We’ve got HFSS legislation coming through and the health and wellbeing agenda continues. You’ll see more promotions around Lucozade Zero this year and you’ll see it extend into different formats. 

I want to also highlight that during times of stress, in times of recession, we see shoppers gravitate to big brands they know and trust. 

How do you see delivery shaping convenience stores in future?

We’ve seen more delivery apps come online but there’s no consistency across the retailers we serve. We provide basic advice around the core range on those platforms, so for example if you’re doing a full shop, we suggest 1l or 2l bottles as part of the range rather than having single bottles. 

The difficulty we have is there’s no commonality in terms of how you execute effectively on delivery apps. 

Alpesh, when you were at Molson Coors you were the brains behind its 60 Second Shop category advice platform. Are there any similar plans for SBF? 

We don’t plan to do anything similar but some of the same principles hold true, such as ‘ease of shop’, ‘occasions’ and having the right range. 

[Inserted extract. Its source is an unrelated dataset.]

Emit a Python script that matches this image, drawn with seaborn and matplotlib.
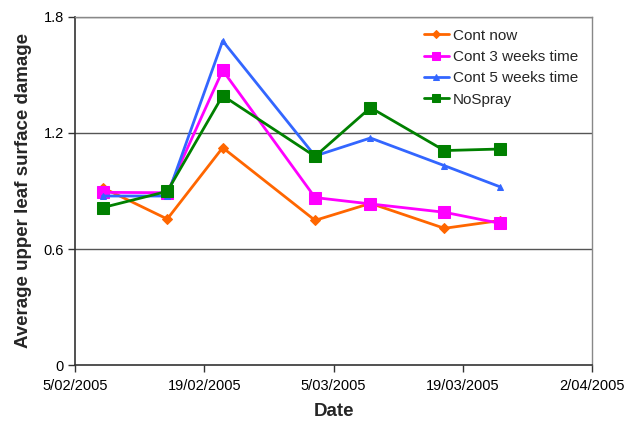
import pandas as pd
import numpy as np
import matplotlib
matplotlib.use("Agg")
import matplotlib.pyplot as plt
import matplotlib.dates as mdates
from matplotlib.ticker import FuncFormatter
import seaborn as sns

# Data
dates = pd.to_datetime(["2005-02-08", "2005-02-15", "2005-02-21", "2005-03-03",
                        "2005-03-09", "2005-03-17", "2005-03-23"])
cont_now = [0.917, 0.755, 1.124, 0.748, 0.836, 0.707, 0.747]
cont_3_weeks = [0.893, 0.891, 1.524, 0.866, 0.833, 0.790, 0.733]
cont_5_weeks = [0.874, 0.874, 1.676, 1.081, 1.174, 1.031, 0.922]
no_spray = [0.814, 0.898, 1.393, 1.079, 1.331, 1.109, 1.117]

series_names = ["Cont now", "Cont 3 weeks time", "Cont 5 weeks time", "NoSpray"]
series_values = [cont_now, cont_3_weeks, cont_5_weeks, no_spray]
colors = ["#FF6600", "#FF00FF", "#3366FF", "#008000"]
markers = ["D", "s", "^", "s"]
marker_sizes = [5, 8, 5, 8]

tick_dates = pd.date_range("2005-02-05", "2005-04-02", freq="14D")

sns.set_style("white")
plt.rcParams["font.family"] = ["Liberation Sans", "DejaVu Sans"]

fig, ax = plt.subplots(figsize=(6.24, 4.23), dpi=100)
fig.subplots_adjust(left=0.120, right=0.949, top=0.960, bottom=0.137)

for name, vals, c, m, ms in zip(series_names, series_values, colors, markers, marker_sizes):
    sns.lineplot(x=dates, y=vals, ax=ax, color=c, marker=m, markersize=ms,
                 markeredgecolor=c, linewidth=2, label=name)

# horizontal gridlines
for y in [0.6, 1.2, 1.8]:
    ax.axhline(y, color="#555555", linewidth=1, zorder=0)

ax.set_ylim(0, 1.8)
ax.set_yticks([0, 0.6, 1.2, 1.8])
ax.set_yticklabels(["0", "0.6", "1.2", "1.8"])
ax.set_xlim(tick_dates[0], tick_dates[-1])
ax.set_xticks(tick_dates)
ax.xaxis.set_major_formatter(FuncFormatter(
    lambda v, p: (lambda d: f"{d.day}/{d.month:02d}/{d.year}")(mdates.num2date(v))))

ax.tick_params(axis="both", labelsize=10.5, direction="out", length=5, width=1,
               colors="#333333", labelcolor="black", bottom=True, left=True)
ax.tick_params(axis="y", pad=3)
ax.tick_params(axis="x", pad=5)

for s in ["left", "bottom"]:
    ax.spines[s].set_color("#333333")
    ax.spines[s].set_linewidth(1.2)
for s in ["right", "top"]:
    ax.spines[s].set_color("#888888")
    ax.spines[s].set_linewidth(1)

ax.set_xlabel("Date", fontsize=13.5, fontweight="bold", labelpad=7)
ax.set_ylabel("Average upper leaf surface damage", fontsize=13.5, fontweight="bold")
ax.yaxis.set_label_coords(-0.083, 0.5)

ax.legend(loc="upper right", bbox_to_anchor=(0.993, 0.997), frameon=False, fontsize=11,
          handlelength=1.63, handletextpad=0.25, labelspacing=0.48, borderaxespad=0.3,
          markerscale=0.75)

plt.savefig("out.png", dpi=100)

We’ve got to make sure the fixture is right. With independent retailers like Dee Sedani and Amit in Sandiacre, we’ve worked really hard to get their fixture right, with the right brands. The second point to make is, like alcohol, it’s important to sell soft drinks cold. There are so many shoppers that put their hand into the fridge to ensure their product is cold before they buy it, so the more we can sell soft drinks at the right temperature, the better.

How are you forecasting the future of food-to-go sales? 

We saw a drop in on-the-go sales in April, but we did see a swing back in October, November and December – not to the levels year on year – but we saw a 50% recovery. However, footfall is still down. I think we’ll see a better recovery from the summer onwards to Christmas this year. That’s why it’s important that we can be agile to support retailers with these products. 

What should retailers be focusing on in 2021?

If any retailer out there would like to get involved and talk to us more directly then we would welcome them with open arms. We have a strong field team out there that talk to our retailers.

The second point is think about the mid- to long-term. We have a deposit return scheme coming, which will be a fundamental change for our category. We’re investing in resources to give advice to retailers there. 

Finally, I’d just like to say a big thank you. Retailers have been superstars in the past year and have been pivotal to their communities so thank you for the work they have done. 

Store advice

  1. We have to see a recovery in on-the-go sales. It’s really important for us and independent convenience retailers. As soon as that becomes available we need to make sure we have the right range and the right space.
  2. Events are going to be really key for us. We also think next year there’ll be more staycations. Anything between 3 and 5 million people stayed in the UK, we think it’ll be similar this year.
  3. Get the right range now between drink now and drink later.